Ridge was equally blunt in his assessment of Congress, despite expressing strong opposition to President Obama’s executive order on immigration, saying the president “has gravely overstepped his constitutional authority.”

“I don't think we right that wrong on the backs of the patriots that go to work every day and provide safety and security every day at the department of homeland security,” Ridge, the first DHS secretary from 2003 to 2005 under President George W. Bush, said.

“They [Republicans in Congress] may not like what has transpired, but the solution that they seek, in my judgment, is unfortunate, from a policy point of view it's wrong, it's folly,” Ridge said.

Ridge said DHS workers are improperly being caught up in the policy debate over immigration.

“You don’t elevate the debate and you don’t send a message by refusing to compensate the men and women who go to work every single day in a uniform of public service, when their mission is, frankly, to keep us safe and secure,” he said.

Former DHS Secretary Chertoff was similarly blunt, accusing the Congress of holding the DHS hostage in an act political gamesmanship.

“What I don’t think makes sense is to hold the entire set of operations at the Department of Homeland Security in abeyance, as a hostage as the legislative branch starts to play a game of chicken with the president,” Chertoff, Bush’s second DHS secretary from 2005 to 2009, said.

Despite the tough talk, current Secretary Jeh Johnson expressed optimism that an agreement could be worked out before the Friday deadline passes and forces furloughs and suspended operations and pay stoppages for the department’s employees.

“I remain optimistic that Congress is going to work this out, but we have to plan, we have to prepare,” Johnson said.

“We’re talking about working men and women here,” Johnson said about the prospect of his department’s employees working without pay.

“They are entitled to know what the status of negotiations are in Congress are because their paychecks hang in the balance,” Johnson added.

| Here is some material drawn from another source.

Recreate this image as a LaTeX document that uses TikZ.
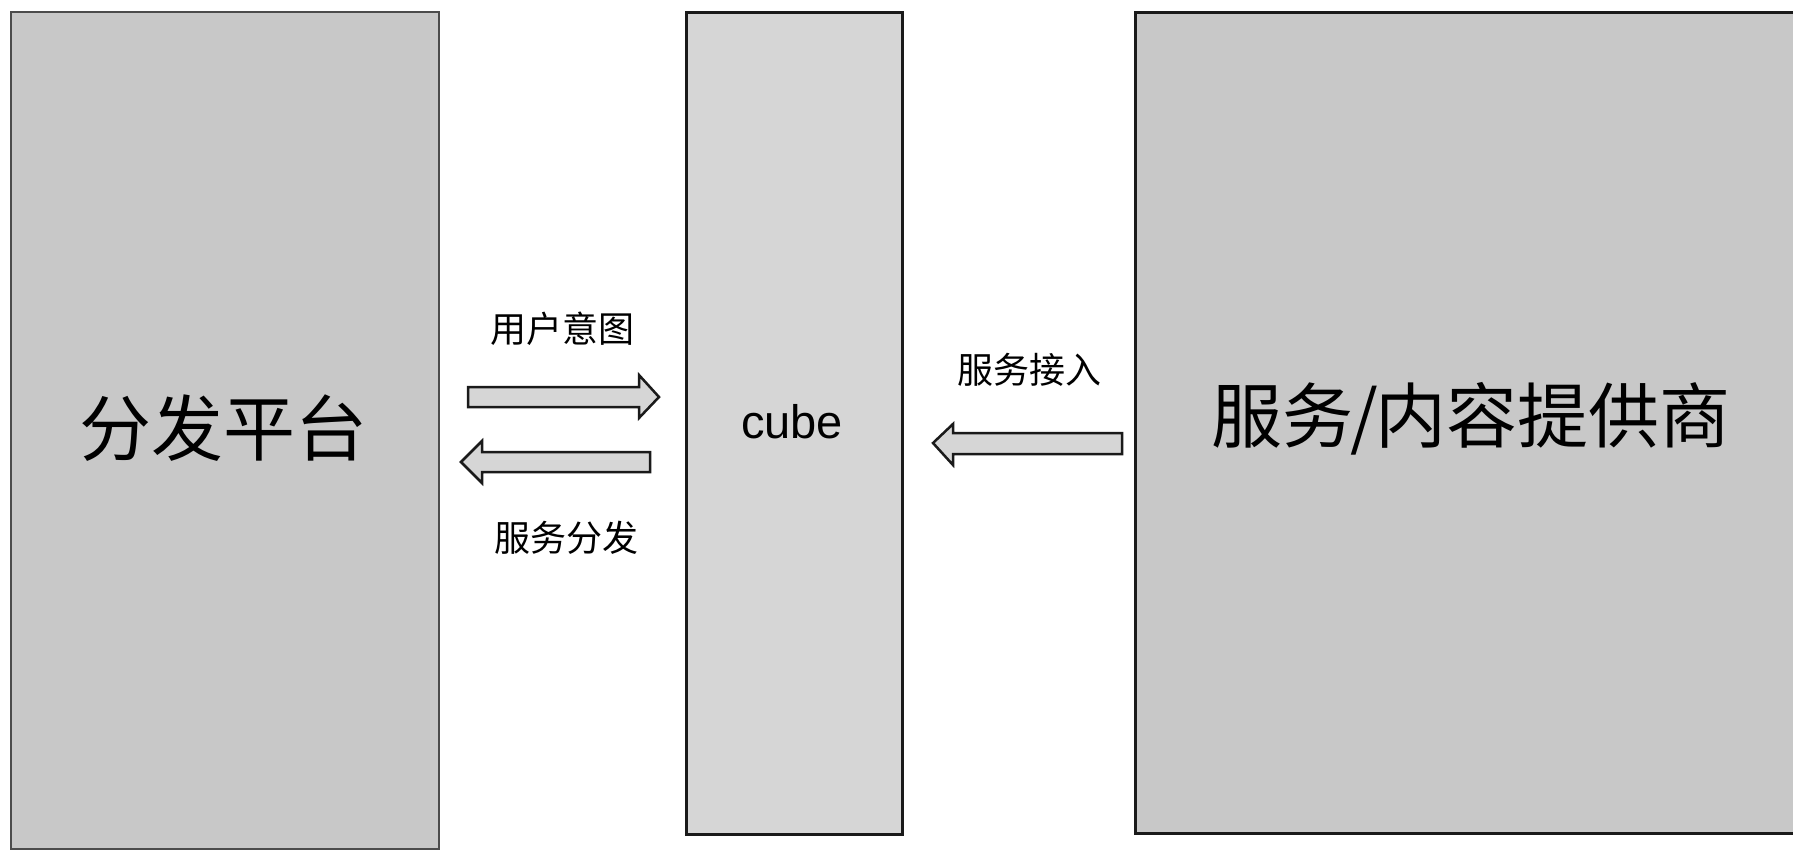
\documentclass[tikz,border=0pt]{standalone}
\usepackage{fontspec}
\setmainfont{Liberation Sans}
\newfontfamily\cjk{Noto Sans CJK SC}
\definecolor{darkbox}{HTML}{C8C8C8}
\definecolor{lightbox}{HTML}{D6D6D6}
\definecolor{edge}{HTML}{1A1A1A}
\tikzset{
  panel/.style={draw=edge, line width=2.5pt, anchor=north west, inner sep=0pt},
  blockarrow/.style={draw=edge, fill=lightbox, line width=2.5pt, line join=miter},
  bigtext/.style={font=\cjk\fontsize{72}{80}\selectfont, inner sep=0pt},
  smalltext/.style={font=\cjk\fontsize{36}{40}\selectfont, inner sep=0pt},
}
\begin{document}
\begin{tikzpicture}[x=1pt,y=-1pt]
\clip (0,0) rectangle (1793,849);
\fill[white] (0,0) rectangle (1793,849);
% panels
\node (dist) [panel, fill=darkbox, line width=1.5pt, draw=black!70, minimum width=428pt, minimum height=837pt] at (10,11) {};
\node (cube) [panel, fill=lightbox, minimum width=216pt, minimum height=822pt] at (685,11) {};
\node (prov) [panel, fill=darkbox, minimum width=720pt, minimum height=821pt] at (1134,11) {};
% panel texts
\node (distlabel) [bigtext] at (223,428) {分发平台};
\node (cubelabel) [font=\fontsize{47}{50}\selectfont, inner sep=0pt] at (792,422) {cube};
\node (provlabel) [bigtext, font=\cjk\fontsize{71}{80}\selectfont] at (1471,419) {服务\kern-3pt/\kern-3pt内容提供商};
% arrows
\draw[blockarrow] (468,387) -- (639,387) -- (639,375) -- (659,397) -- (639,418) -- (639,407) -- (468,407) -- cycle;
\draw[blockarrow] (650,452) -- (482,452) -- (482,441) -- (461,462) -- (482,483) -- (482,472) -- (650,472) -- cycle;
\draw[blockarrow] (1122,433) -- (953,433) -- (953,424) -- (933,443) -- (953,465) -- (953,454) -- (1122,454) -- cycle;
% arrow labels
\node (intent) [smalltext] at (562,329) {用户意图};
\node (dispatch) [smalltext] at (566,538) {服务分发};
\node (access) [smalltext] at (1029,370) {服务接入};
\end{tikzpicture}
\end{document}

Johnson told reporters of FEMA Director Craig Fugate’s emotional reaction to the prospect of a DHS shutdown: “I feel as though my people are being treated as pawns, as though they don’t matter.”

DHS has already begun the process of informing people who would be furloughed if the impasse is not resolved.

All this occurs with the backdrop of a more challenged security environment in the homeland, due in large part to the instability in Syria and Iraq, the Arabian Peninsula and North Africa.

“The breadth and the depth of the threat streams and threats directed to the United States of America today, in 2015, in my judgment, are greater and more complex than as of September 12, 2001,” Ridge said. “That’s a fact of life.”

For him and the other secretaries who have led the department, Ridge said, it has become personal.

“I want somebody up on the Hill, as much as I disagree with the president, to look into the eyes of that man on horseback or on an ATV on the southern border, or look in the eyes of that Coastie who is just being dropped in 30-foot waves to rescue some crab fisherman outside of Alaska,” Ridge said.

“I want you to look in their eyes and say, ‘Well, we appreciate what you do, but we don’t appreciate it enough to fund you. So it becomes very personal for … the four secretaries.”

While former DHS secretary Janet Napolitano, who served under Obama from 2009 to 2013, was not in attendance at the briefing, she said in a statement she stands with her colleagues in support of the passage of a clean DHS funding bill.